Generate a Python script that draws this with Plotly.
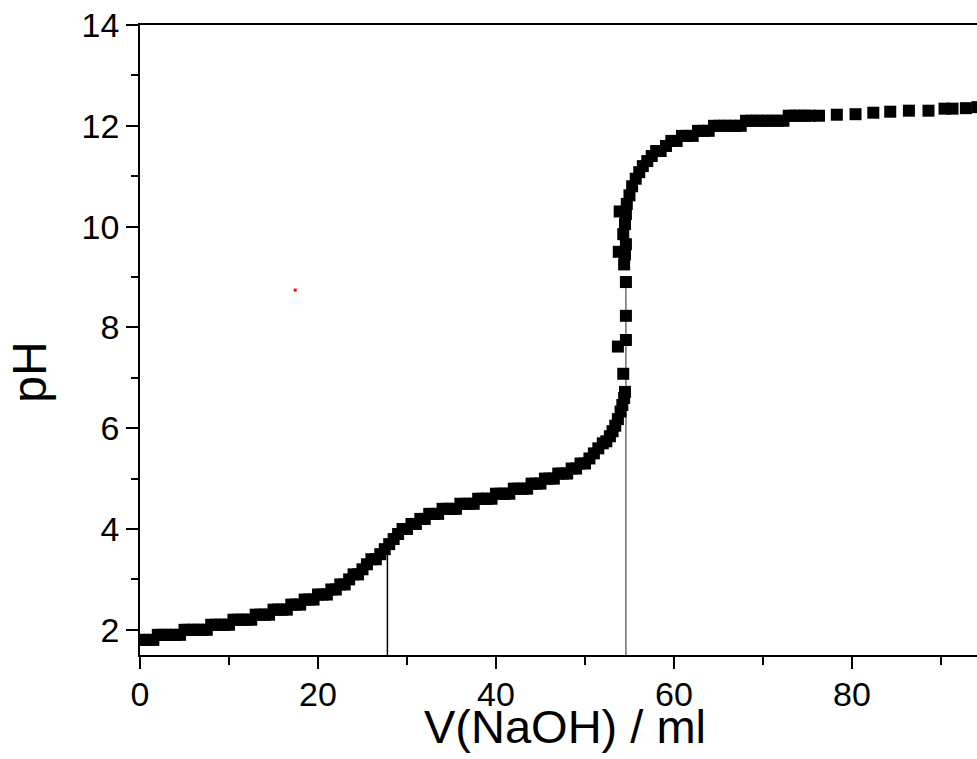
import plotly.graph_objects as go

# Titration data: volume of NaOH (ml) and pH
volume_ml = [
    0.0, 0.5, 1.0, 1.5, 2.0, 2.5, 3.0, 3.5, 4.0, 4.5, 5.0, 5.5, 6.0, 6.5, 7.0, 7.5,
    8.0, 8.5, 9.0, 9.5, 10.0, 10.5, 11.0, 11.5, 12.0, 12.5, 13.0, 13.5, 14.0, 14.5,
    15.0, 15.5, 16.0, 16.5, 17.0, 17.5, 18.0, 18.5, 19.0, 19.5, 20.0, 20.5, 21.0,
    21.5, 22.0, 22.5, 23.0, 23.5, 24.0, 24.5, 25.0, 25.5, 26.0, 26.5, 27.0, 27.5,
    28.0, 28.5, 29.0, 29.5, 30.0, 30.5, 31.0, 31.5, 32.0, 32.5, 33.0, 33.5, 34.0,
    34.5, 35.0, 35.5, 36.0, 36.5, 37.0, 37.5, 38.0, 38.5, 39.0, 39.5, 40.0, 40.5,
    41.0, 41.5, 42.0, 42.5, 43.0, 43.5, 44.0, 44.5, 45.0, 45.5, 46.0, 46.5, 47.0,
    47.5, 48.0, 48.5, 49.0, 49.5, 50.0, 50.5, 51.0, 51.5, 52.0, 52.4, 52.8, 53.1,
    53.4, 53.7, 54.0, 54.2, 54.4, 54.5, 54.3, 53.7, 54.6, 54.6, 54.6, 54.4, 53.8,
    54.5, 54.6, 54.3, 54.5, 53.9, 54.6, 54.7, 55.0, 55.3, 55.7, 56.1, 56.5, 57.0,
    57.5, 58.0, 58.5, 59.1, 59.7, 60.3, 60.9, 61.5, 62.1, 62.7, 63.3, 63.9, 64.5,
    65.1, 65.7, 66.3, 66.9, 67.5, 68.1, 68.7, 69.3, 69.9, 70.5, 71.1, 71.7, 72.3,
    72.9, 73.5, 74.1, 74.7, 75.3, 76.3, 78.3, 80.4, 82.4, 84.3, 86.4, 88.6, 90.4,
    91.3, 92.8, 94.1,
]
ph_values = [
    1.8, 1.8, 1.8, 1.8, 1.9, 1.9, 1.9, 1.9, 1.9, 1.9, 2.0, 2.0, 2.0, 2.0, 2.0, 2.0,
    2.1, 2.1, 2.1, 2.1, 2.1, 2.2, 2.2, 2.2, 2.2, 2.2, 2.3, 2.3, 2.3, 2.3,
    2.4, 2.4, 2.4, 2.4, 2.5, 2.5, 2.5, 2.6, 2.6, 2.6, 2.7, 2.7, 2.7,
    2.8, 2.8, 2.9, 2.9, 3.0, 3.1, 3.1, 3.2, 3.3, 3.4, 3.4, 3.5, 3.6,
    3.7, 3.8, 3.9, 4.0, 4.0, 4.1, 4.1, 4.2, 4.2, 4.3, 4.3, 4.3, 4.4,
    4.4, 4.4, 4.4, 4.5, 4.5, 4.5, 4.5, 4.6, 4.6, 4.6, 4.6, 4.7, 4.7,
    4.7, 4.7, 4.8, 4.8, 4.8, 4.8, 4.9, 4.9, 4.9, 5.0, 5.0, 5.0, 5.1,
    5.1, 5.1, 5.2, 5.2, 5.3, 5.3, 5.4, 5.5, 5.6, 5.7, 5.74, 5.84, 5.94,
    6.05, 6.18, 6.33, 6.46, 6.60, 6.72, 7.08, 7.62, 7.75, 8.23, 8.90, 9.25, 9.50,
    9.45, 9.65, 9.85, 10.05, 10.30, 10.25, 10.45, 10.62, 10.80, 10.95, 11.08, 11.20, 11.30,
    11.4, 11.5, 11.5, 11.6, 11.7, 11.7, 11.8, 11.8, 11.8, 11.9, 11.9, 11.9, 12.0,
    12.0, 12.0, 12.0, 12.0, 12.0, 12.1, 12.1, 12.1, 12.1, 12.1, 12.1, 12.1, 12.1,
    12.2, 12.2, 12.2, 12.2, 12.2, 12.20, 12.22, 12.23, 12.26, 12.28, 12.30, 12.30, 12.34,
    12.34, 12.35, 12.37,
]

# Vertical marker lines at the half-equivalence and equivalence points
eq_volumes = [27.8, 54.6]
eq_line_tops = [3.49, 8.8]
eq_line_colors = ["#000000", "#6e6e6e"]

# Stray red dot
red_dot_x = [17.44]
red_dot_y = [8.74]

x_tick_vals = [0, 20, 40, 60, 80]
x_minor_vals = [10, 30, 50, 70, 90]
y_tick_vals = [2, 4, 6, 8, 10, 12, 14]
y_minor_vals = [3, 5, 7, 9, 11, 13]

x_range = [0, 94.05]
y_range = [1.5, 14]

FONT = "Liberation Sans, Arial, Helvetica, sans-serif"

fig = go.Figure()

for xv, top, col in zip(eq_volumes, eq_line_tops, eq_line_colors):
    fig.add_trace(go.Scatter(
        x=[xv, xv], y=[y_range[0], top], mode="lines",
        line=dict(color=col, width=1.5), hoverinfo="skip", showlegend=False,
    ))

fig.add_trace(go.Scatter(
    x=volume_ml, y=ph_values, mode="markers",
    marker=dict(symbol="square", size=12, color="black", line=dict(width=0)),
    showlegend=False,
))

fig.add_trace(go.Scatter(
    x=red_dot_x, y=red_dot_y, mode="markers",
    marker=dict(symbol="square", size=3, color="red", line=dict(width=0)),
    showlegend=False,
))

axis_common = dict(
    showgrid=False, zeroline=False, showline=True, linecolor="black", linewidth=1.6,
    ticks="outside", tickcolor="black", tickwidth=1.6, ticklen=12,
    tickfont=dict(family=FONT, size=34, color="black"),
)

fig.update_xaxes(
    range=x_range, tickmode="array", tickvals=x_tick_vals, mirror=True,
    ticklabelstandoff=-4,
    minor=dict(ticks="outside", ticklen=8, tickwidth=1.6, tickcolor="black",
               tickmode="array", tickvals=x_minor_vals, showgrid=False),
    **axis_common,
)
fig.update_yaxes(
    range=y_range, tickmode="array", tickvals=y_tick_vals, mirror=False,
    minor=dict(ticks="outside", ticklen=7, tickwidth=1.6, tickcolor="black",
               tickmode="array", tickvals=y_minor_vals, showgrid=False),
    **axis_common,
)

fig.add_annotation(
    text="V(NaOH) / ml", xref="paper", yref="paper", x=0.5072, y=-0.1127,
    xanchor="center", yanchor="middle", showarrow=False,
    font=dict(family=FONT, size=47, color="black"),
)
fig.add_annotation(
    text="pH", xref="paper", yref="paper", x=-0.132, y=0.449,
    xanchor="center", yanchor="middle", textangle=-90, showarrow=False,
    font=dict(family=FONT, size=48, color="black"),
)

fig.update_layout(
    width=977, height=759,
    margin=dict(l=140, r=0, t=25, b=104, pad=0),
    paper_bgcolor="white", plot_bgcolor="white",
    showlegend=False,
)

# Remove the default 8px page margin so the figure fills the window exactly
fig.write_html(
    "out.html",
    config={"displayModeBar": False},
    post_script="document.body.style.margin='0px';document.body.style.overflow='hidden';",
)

_Exercise objective_:
Leave out the pictures and repeat exactly the lines from the start of the material through the line that contains "import plotly.graph_objects as go", both included.

_Final result_:
Generate a Python script that draws this with Plotly.
import plotly.graph_objects as go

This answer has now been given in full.